Aim:
Omit all images, then repeat exactly the lines below from the one containing "Convert this chart to matplotlib code." through the one containing "from matplotlib.patches import Rectangle", both ends included.

==== Supplied data

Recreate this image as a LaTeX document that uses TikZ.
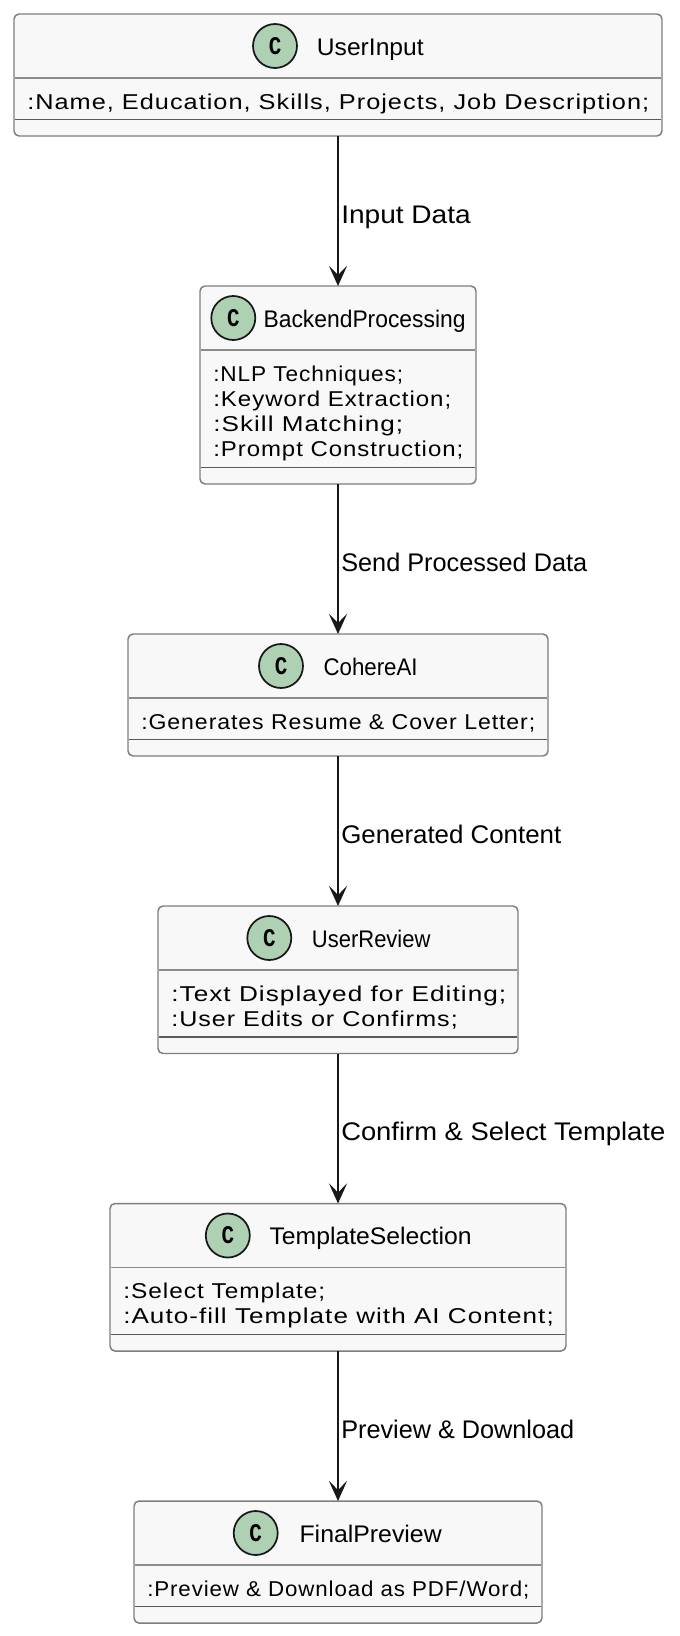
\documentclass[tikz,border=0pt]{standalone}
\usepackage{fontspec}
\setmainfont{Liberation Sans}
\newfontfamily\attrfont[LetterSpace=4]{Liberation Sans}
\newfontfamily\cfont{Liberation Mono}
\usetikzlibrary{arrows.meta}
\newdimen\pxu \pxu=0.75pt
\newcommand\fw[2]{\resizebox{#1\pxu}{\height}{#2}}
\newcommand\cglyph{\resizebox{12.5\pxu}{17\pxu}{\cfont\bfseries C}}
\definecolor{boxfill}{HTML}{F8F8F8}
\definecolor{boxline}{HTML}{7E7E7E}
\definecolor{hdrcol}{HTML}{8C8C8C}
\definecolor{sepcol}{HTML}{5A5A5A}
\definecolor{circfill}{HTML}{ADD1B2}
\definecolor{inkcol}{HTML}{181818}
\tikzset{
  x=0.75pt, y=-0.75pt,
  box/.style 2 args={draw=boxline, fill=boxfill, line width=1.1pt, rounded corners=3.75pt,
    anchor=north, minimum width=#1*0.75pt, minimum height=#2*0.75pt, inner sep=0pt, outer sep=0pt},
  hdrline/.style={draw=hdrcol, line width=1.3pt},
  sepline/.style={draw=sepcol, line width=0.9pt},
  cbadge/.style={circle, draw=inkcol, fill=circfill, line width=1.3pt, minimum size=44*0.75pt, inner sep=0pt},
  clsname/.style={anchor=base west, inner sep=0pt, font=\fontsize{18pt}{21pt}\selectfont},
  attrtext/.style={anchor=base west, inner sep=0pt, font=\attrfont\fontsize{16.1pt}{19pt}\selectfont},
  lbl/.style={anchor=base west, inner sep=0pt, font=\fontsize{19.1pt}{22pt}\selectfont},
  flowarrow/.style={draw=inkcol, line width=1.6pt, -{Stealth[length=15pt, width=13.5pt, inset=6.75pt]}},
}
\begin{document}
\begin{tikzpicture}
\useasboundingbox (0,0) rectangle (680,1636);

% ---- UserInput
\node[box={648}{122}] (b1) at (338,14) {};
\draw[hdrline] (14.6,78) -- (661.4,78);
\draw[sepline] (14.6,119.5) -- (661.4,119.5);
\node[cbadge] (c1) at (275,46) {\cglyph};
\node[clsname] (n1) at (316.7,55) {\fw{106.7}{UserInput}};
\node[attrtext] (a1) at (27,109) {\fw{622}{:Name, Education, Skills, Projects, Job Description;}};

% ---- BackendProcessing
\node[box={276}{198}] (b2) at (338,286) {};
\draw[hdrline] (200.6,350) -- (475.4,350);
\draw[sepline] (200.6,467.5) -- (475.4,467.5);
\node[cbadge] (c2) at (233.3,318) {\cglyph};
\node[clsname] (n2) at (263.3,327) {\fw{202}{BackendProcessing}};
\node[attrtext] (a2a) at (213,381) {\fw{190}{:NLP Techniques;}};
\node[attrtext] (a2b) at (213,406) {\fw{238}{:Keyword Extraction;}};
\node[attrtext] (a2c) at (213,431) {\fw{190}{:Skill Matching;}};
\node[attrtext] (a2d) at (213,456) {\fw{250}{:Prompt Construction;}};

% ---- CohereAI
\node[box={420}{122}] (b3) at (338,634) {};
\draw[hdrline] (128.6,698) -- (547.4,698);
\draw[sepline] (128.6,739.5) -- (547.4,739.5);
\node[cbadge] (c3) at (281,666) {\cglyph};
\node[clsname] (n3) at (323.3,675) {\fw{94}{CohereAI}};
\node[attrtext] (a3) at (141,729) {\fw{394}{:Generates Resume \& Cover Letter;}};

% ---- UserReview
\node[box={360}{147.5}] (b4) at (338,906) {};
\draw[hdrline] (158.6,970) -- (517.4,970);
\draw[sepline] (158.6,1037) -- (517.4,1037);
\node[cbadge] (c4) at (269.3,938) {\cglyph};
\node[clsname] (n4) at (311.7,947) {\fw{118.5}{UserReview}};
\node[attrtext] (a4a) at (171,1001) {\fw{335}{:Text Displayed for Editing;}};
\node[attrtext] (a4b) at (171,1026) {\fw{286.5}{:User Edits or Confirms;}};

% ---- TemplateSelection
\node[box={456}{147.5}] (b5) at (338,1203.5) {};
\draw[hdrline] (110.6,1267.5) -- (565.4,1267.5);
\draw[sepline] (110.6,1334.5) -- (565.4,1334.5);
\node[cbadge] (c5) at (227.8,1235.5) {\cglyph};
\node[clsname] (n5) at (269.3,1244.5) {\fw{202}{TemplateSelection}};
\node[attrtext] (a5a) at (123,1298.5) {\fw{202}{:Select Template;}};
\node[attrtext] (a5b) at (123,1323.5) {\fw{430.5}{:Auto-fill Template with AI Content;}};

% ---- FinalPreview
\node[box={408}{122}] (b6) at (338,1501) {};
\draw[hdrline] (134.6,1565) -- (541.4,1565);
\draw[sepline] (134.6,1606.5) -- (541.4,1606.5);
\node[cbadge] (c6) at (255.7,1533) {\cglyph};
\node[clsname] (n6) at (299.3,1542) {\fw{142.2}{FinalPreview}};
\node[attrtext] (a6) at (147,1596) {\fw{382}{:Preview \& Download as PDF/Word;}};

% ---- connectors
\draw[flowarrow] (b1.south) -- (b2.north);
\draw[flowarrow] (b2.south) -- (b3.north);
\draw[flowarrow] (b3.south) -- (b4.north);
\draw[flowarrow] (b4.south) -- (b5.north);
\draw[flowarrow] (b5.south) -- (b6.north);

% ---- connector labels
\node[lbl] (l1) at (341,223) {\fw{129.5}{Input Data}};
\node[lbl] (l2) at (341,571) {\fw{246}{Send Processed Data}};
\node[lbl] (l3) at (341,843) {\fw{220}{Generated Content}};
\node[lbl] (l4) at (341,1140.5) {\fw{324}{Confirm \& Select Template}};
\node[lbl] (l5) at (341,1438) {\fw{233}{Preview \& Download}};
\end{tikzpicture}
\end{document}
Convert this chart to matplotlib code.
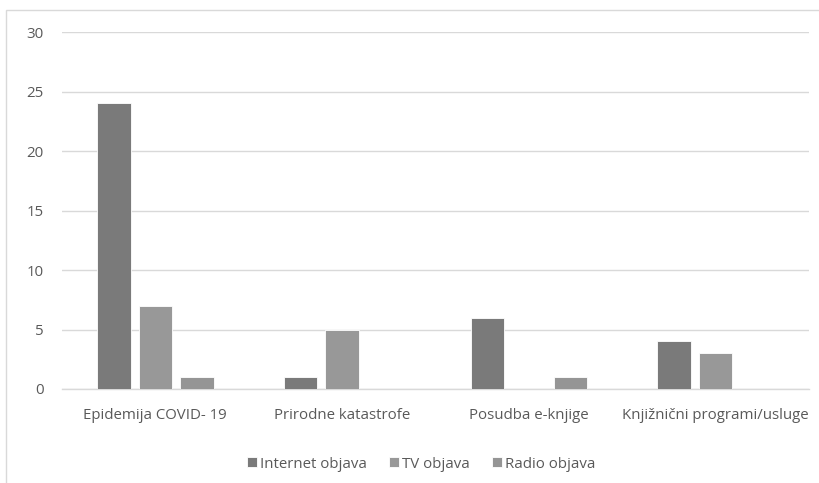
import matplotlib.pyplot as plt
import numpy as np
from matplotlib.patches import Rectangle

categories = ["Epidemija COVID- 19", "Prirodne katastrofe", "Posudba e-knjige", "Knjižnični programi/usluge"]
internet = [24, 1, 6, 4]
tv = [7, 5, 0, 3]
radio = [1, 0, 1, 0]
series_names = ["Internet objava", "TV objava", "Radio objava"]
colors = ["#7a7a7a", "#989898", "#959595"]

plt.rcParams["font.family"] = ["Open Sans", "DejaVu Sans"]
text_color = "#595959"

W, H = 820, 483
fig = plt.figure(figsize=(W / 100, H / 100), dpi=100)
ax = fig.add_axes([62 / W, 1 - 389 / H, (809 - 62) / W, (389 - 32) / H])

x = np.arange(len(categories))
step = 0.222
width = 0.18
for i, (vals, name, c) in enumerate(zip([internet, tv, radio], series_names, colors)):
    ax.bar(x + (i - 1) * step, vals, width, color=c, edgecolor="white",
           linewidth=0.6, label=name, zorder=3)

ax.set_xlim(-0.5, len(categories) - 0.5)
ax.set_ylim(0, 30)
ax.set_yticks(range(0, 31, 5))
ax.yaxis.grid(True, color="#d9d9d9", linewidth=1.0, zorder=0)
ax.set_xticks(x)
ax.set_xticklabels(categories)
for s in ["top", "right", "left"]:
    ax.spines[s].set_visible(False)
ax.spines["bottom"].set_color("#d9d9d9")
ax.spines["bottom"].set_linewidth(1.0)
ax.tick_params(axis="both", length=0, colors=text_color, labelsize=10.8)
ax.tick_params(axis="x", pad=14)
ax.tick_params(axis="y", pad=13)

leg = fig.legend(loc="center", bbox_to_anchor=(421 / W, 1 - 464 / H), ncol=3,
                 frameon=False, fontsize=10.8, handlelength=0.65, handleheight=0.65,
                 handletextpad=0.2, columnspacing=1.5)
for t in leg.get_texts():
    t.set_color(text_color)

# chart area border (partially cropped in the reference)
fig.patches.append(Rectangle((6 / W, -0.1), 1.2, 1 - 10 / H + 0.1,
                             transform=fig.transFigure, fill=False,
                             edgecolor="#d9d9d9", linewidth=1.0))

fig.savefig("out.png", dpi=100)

========

Solution:
Convert this chart to matplotlib code.
import matplotlib.pyplot as plt
import numpy as np
from matplotlib.patches import Rectangle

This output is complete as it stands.